The data MIT researchers collected included sporadic isolated links within the internet that seem to impact web traffic within some core computing nodes.

MIT’s research is similar to measuring and learning about the cosmic microwave background of the universe and the phenomena within it.

“We built an accurate model for measuring the background of the virtual universe of the internet,” stated Jeremy Kepner, a researcher at the MIT Lincoln Laboratory Supercomputing Center.

To sort all the data collected into meaningful analytical models, MIT used software called Dynamic Distributed Dimensional Data Mode (D4M).

D4M uses averaging techniques to efficiently compute and sort the enormous amalgam of internet “hypersparse data” and turn it into meaningful graphs.

Capturing the full magnitude of those data graphs is nearly impossible using traditional computer traffic study models.

“You can’t touch that data without access to a supercomputer,” Kepner said.

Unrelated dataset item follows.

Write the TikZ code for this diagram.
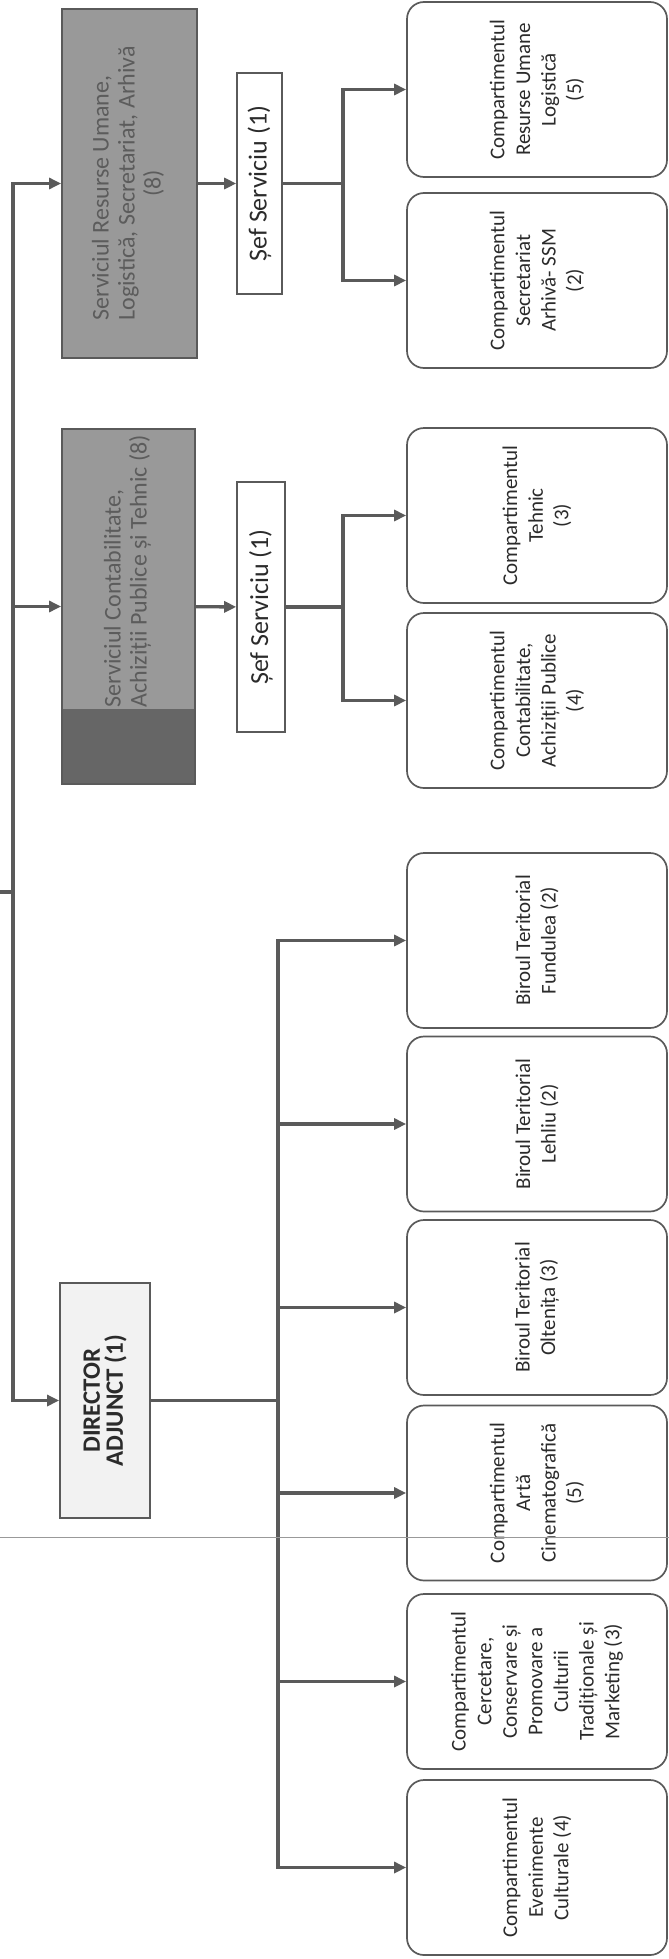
\documentclass[tikz,border=0pt]{standalone}
\usepackage{fontspec}
\setmainfont{Carlito}
\usetikzlibrary{arrows.meta}

\definecolor{ink}{HTML}{2B2B2B}
\definecolor{wire}{HTML}{5A5A5A}

\begin{document}
\begin{tikzpicture}[
  x=1pt, y=-1pt,
  svc/.style={draw=wire, line width=1.8pt, fill=black!40, rotate=90, inner sep=0pt,
              text=black!64, font=\fontsize{24}{26}\selectfont},
  head/.style={draw=wire, line width=1.6pt, fill=white, rotate=90, inner sep=0pt,
               text=ink, font=\fontsize{26}{30}\selectfont},
  dep/.style={draw=wire, line width=1.8pt, fill=black!5, rotate=90, inner sep=0pt,
              align=center, text=ink, font=\bfseries\fontsize{25}{23}\selectfont},
  unit/.style={draw=wire, line width=1.7pt, rounded corners=17pt, rotate=90,
               inner sep=0pt, minimum width=175pt, minimum height=260pt,
               align=center, text=ink, font=\fontsize{21}{25.6}\selectfont},
  feed/.style={draw=wire, line width=3.3pt, line cap=rect},
  link/.style={feed, -{Triangle[length=12pt, width=11pt]}},
  fold/.style={draw=black!40, line width=0.9pt},
]
\useasboundingbox (0,0) rectangle (669,1959);

\node[svc, minimum width=349pt, minimum height=135pt] (svcRes) at (129.5,183.5)
    {\begin{tabular}{@{}l@{}}Serviciul Resurse Umane,\\ Logistică, Secretariat, Arhivă\\
     \multicolumn{1}{@{}c@{}}{(8)}\end{tabular}};
\node[svc, minimum width=355pt, minimum height=133pt] (svcCon) at (128.5,606.5)
    {\begin{tabular}{@{\hspace{71pt}}l@{}}Serviciul Contabilitate,\\
     Achiziții Publice și Tehnic (8)\end{tabular}};
\fill[black!60] (63,709) rectangle (194,783);
\node[dep, minimum width=235pt, minimum height=90pt] (dirAdj) at (105,1400.5)
    {DIRECTOR\\ ADJUNCT (1)};

\node[head, minimum width=221pt, minimum height=45pt] (sefRes) at (259.5,183.5)
    {Șef Serviciu (1)};
\node[head, minimum width=250pt, minimum height=48pt] (sefCon) at (261,607)
    {Șef Serviciu (1)};

\node[unit] (cptRU) at (537,89.5)
    {Compartimentul\\ Resurse Umane\\ Logistică\\ (5)};
\node[unit] (cptSec) at (537,280.5)
    {Compartimentul\\ Secretariat\\ Arhivă- SSM\\ (2)};
\node[unit] (cptTeh) at (537,515.5)
    {Compartimentul\\ Tehnic\\ (3)};
\node[unit] (cptCon) at (537,700.5)
    {Compartimentul\\ Contabilitate,\\ Achiziții Publice\\ (4)};
\node[unit] (birFun) at (537,940.5)
    {Biroul Teritorial\\ Fundulea (2)};
\node[unit] (birLeh) at (537,1124)
    {Biroul Teritorial\\ Lehliu (2)};
\node[unit] (birOlt) at (537,1307.5)
    {Biroul Teritorial\\ Oltenița (3)};
\node[unit] (cptArt) at (537,1493)
    {Compartimentul\\ Artă\\ Cinematografică\\ (5)};
\node[unit] (cptCer) at (537,1681.5)
    {Compartimentul\\ Cercetare,\\ Conservare și\\ Promovare a\\ Culturii\\
     Tradiționale și\\ Marketing (3)};
\node[unit] (cptEve) at (537,1867.5)
    {Compartimentul\\ Evenimente\\ Culturale (4)};

\coordinate (top) at (13,183.5);
\coordinate (bot) at (13,1400.5);
\coordinate (parent) at (0,892);
\coordinate (fork1) at (343,0);
\coordinate (fork2) at (343,0);
\coordinate (fork3) at (278,0);

\draw[feed] (top) -- (bot);
\draw[feed] (parent) -- (parent -| top);
\draw[link] (top) -- (svcRes);
\draw[link] (top |- svcCon) -- (svcCon);
\draw[link] (bot) -- (dirAdj);

\draw[link] (svcRes) -- (sefRes);
\draw[feed] (sefRes) -- (sefRes -| fork1);
\draw[feed] (fork1 |- cptRU) -- (fork1 |- cptSec);
\draw[link] (fork1 |- cptRU) -- (cptRU);
\draw[link] (fork1 |- cptSec) -- (cptSec);

\draw[link] (svcCon) -- (sefCon);
\draw[feed] (sefCon) -- (sefCon -| fork2);
\draw[feed] (fork2 |- cptTeh) -- (fork2 |- cptCon);
\draw[link] (fork2 |- cptTeh) -- (cptTeh);
\draw[link] (fork2 |- cptCon) -- (cptCon);

\draw[feed] (dirAdj) -- (dirAdj -| fork3);
\draw[feed] (fork3 |- birFun) -- (fork3 |- cptEve);
\foreach \unit in {birFun, birLeh, birOlt, cptArt, cptCer, cptEve}
  \draw[link] (fork3 |- \unit) -- (\unit);

\coordinate (foldL) at (0,1537);
\coordinate (foldR) at (669,1537);
\draw[fold] (foldL) -- (foldR);

\end{tikzpicture}
\end{document}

Researchers decoded and distributed 50 billion digital packets of global internet data among MIT’s SuperCloud computing processors.

The processors compressed this data and produced computing graph models containing rows and columns of interactions between originating internet sources and the destination points through which the data traveled.

MIT researchers are collaborating with the scientific community to find the next application for their SuperCloud modeling capabilities.

Come to think about it; I do have something of an internet cloud with this weblog.